Creating Data for Geodata Engineering and Artificial Intelligence Modeling#
Kalpa makes it easy to prepare datasets for geodata engineering, geostatistics, and machine learning applications. By extracting information from loaded raster and vector layers, you can create structured, machine-trainable datasets tailored to your specific modeling needs. This chapter outlines how to filter, process, and extract data seamlessly.
Overview#
When you load multiple layers of raster and vector data, Kalpa allows you to extract their attributes for further analysis. This process involves creating a grid over a defined area of interest (AOI) and sampling raster values or vector attributes into a new dataset. The sampled data is saved as a vector file (.gpkg
) and includes:
Raster Values: Directly sampled at grid points.
Vector Attributes: Selected columns from vector data and their distances to grid points.
For example, if you select a vector column named Fault_Age
, the new layer will contain:
A column named
Fault_Age
, which stores the sampled attribute value.A column named
Fault_Age_dist
, which stores the distance from the grid point to the nearest vector geometry.
Grid Types for Data Sampling#
Kalpa supports two primary gridding approaches to structure the sampling process:
Random Grid - Description: Randomly distributes points across the AOI. - Applications:
Suitable for creating unbiased training datasets for machine learning models.
Reduces spatial autocorrelation in training data, improving generalization.
Benefits: - Provides diverse sampling across the area. - Reduces overrepresentation of specific regions or patterns.
Regular Grid - Description: Creates a grid with uniform spacing based on a specified resolution. - Applications:
Ideal for geodata engineering tasks, such as image processing or geophysical filtering (e.g., upward and downward continuation).
Useful for spatial modeling and interpolation.
Benefits: - Ensures consistent coverage across the AOI. - Facilitates compatibility with raster-based algorithms.
For regular grids, the X and Y resolutions are identical, ensuring a uniform grid layout.
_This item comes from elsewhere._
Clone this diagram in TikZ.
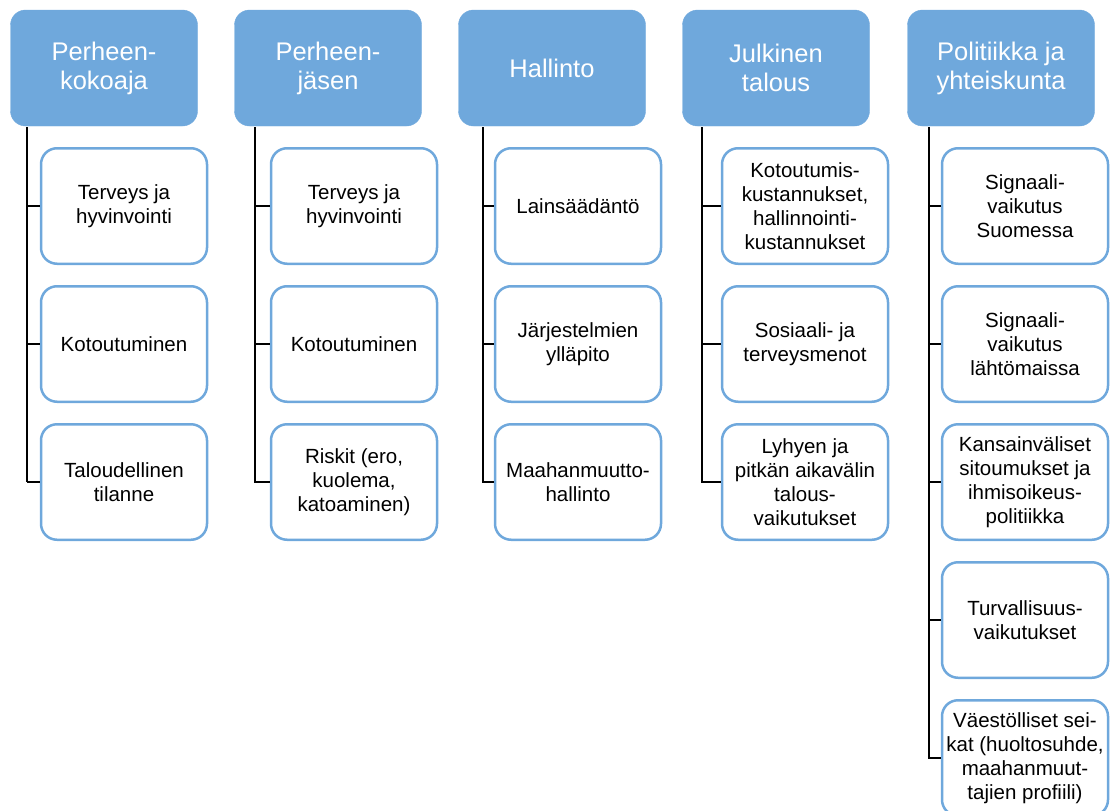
\documentclass[tikz,border=0pt]{standalone}
\usepackage{fontspec}
\setmainfont{Liberation Sans}
\usetikzlibrary{positioning}
\definecolor{boxblue}{RGB}{111,168,220}

\tikzset{
	head/.style={draw=boxblue,fill=boxblue,rounded corners=15pt,minimum width=187pt,minimum height=116pt,
		align=center,text=white,font=\fontsize{25.5}{29}\selectfont},
	item/.style={draw=boxblue,line width=2.5pt,fill=white,rounded corners=16pt,minimum width=166pt,minimum height=115.5pt,
		inner sep=2pt,align=center,font=\fontsize{20.5}{24}\selectfont},
	link/.style={draw=black,line width=2pt}
}

\begin{document}
\begin{tikzpicture}[x=1pt,y=1pt]
\useasboundingbox (0,0) rectangle (1111,-811);

% headers
\node[head] (fam) at (104,-68) {Perheen-\\kokoaja};
\node[head] (mem) at (328,-68) {Perheen-\\jäsen};
\node[head] (adm) at (552,-68) {Hallinto};
\node[head] (pub) at (776,-68) {Julkinen\\talous};
\node[head] (pol) at (1001,-68) {Politiikka ja\\yhteiskunta};

% first column
\node[item] (fam-1) at (124,-206) {Terveys ja\\hyvinvointi};
\node[item,below=20pt of fam-1] (fam-2) {Kotoutuminen};
\node[item,below=20pt of fam-2] (fam-3) {Taloudellinen\\tilanne};

% second column
\node[item] (mem-1) at (354,-206) {Terveys ja\\hyvinvointi};
\node[item,below=20pt of mem-1] (mem-2) {Kotoutuminen};
\node[item,below=20pt of mem-2] (mem-3) {Riskit (ero,\\kuolema,\\katoaminen)};

% third column
\node[item] (adm-1) at (578,-206) {Lainsäädäntö};
\node[item,below=20pt of adm-1] (adm-2) {Järjestelmien\\ylläpito};
\node[item,below=20pt of adm-2] (adm-3) {Maahanmuutto-\\hallinto};

% fourth column
\node[item] (pub-1) at (805,-206) {Kotoutumis-\\kustannukset,\\hallinnointi-\\kustannukset};
\node[item,below=20pt of pub-1] (pub-2) {Sosiaali- ja\\terveysmenot};
\node[item,below=20pt of pub-2] (pub-3) {Lyhyen ja\\pitkän aikavälin\\talous-\\vaikutukset};

% fifth column
\node[item] (pol-1) at (1025,-206) {Signaali-\\vaikutus\\Suomessa};
\node[item,below=20pt of pol-1] (pol-2) {Signaali-\\vaikutus\\lähtömaissa};
\node[item,below=20pt of pol-2] (pol-3) {Kansainväliset\\sitoumukset ja\\ihmisoikeus-\\politiikka};
\node[item,below=20pt of pol-3] (pol-4) {Turvallisuus-\\vaikutukset};
\node[item,below=20pt of pol-4] (pol-5) {Väestölliset sei-\\kat (huoltosuhde,\\maahanmuut-\\tajien profiili)};

% connectors
\coordinate (fam-l) at (27,-127);
\coordinate (mem-l) at (255,-127);
\coordinate (adm-l) at (483,-127);
\coordinate (pub-l) at (702,-127);
\coordinate (pol-l) at (929,-127);

\path[link]
(fam-l) edge (fam-l |- fam-1.west) (fam-l |- fam-1.west) edge (fam-1.west)
(fam-l |- fam-1.west) edge (fam-l |- fam-2.west) (fam-l |- fam-2.west) edge (fam-2.west)
(fam-l |- fam-2.west) edge (fam-l |- fam-3.west) (fam-l |- fam-3.west) edge (fam-3.west);
\draw[link] (mem-l) |- (mem-3.west) (mem-l |- mem-1.west) -- (mem-1.west) (mem-l |- mem-2.west) -- (mem-2.west);
\draw[link] (adm-l) |- (adm-3.west) (adm-l |- adm-1.west) -- (adm-1.west) (adm-l |- adm-2.west) -- (adm-2.west);
\draw[link] (pub-l) |- (pub-3.west) (pub-l |- pub-1.west) -- (pub-1.west) (pub-l |- pub-2.west) -- (pub-2.west);
\draw[link] (pol-l) |- (pol-5.west) (pol-l |- pol-1.west) -- (pol-1.west) (pol-l |- pol-2.west) -- (pol-2.west)
(pol-l |- pol-3.west) -- (pol-3.west) (pol-l |- pol-4.west) -- (pol-4.west);
\end{tikzpicture}
\end{document}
Step-by-Step Guide: Sampling Data#
Accessing the Sampling Tool - Navigate to Data Processing > Data Sampling to open the data sampling interface.
Defining the Area of Interest (AOI) - You must specify the region where the data will be sampled. You can define the AOI in two ways:
Bounding Box: - Use the Bounding Box Utility to create a rectangular AOI based on an existing raster or vector layer. - Go to Vector > Bounding Box, select the layer, and save the bounding box layer.
Vector File: - Use a vector file with complex polygon or multipolygon geometries, or point geometries, as the AOI.
Selecting Data Layers - Raster Layers:
Select one or more loaded raster layers to sample values at grid points.
Vector Layers: - Choose vector layers, and a dropdown with checkboxes will appear. You can select specific columns (attributes) from the vector data for sampling.
Choosing a Gridding Method - Select one of the two available gridding methods:
Random Grid: Specify the number of points to generate.
Regular Grid: Set the resolution of the grid.
Creating the Grid and Sampling Data 1. Click Create to generate the grid and begin sampling data. 2. Wait for the process to complete. A progress bar or notification will indicate the status.
Saving the Sampled Data - After the sampling process finishes, a saving window will appear. You can specify the file name and save the output as a vector file (
.gpkg
). - This vector file will be added as a new layer in the Layer Window.
Tips for Effective Data Sampling#
For large datasets, consider using an AOI that reduces the sampling region to save computational resources and time.
When working with machine learning models, using a Random Grid can help reduce sampling bias and improve model performance.
For spatially dense geodata engineering tasks, use a Regular Grid with a resolution that matches the scale of your analysis.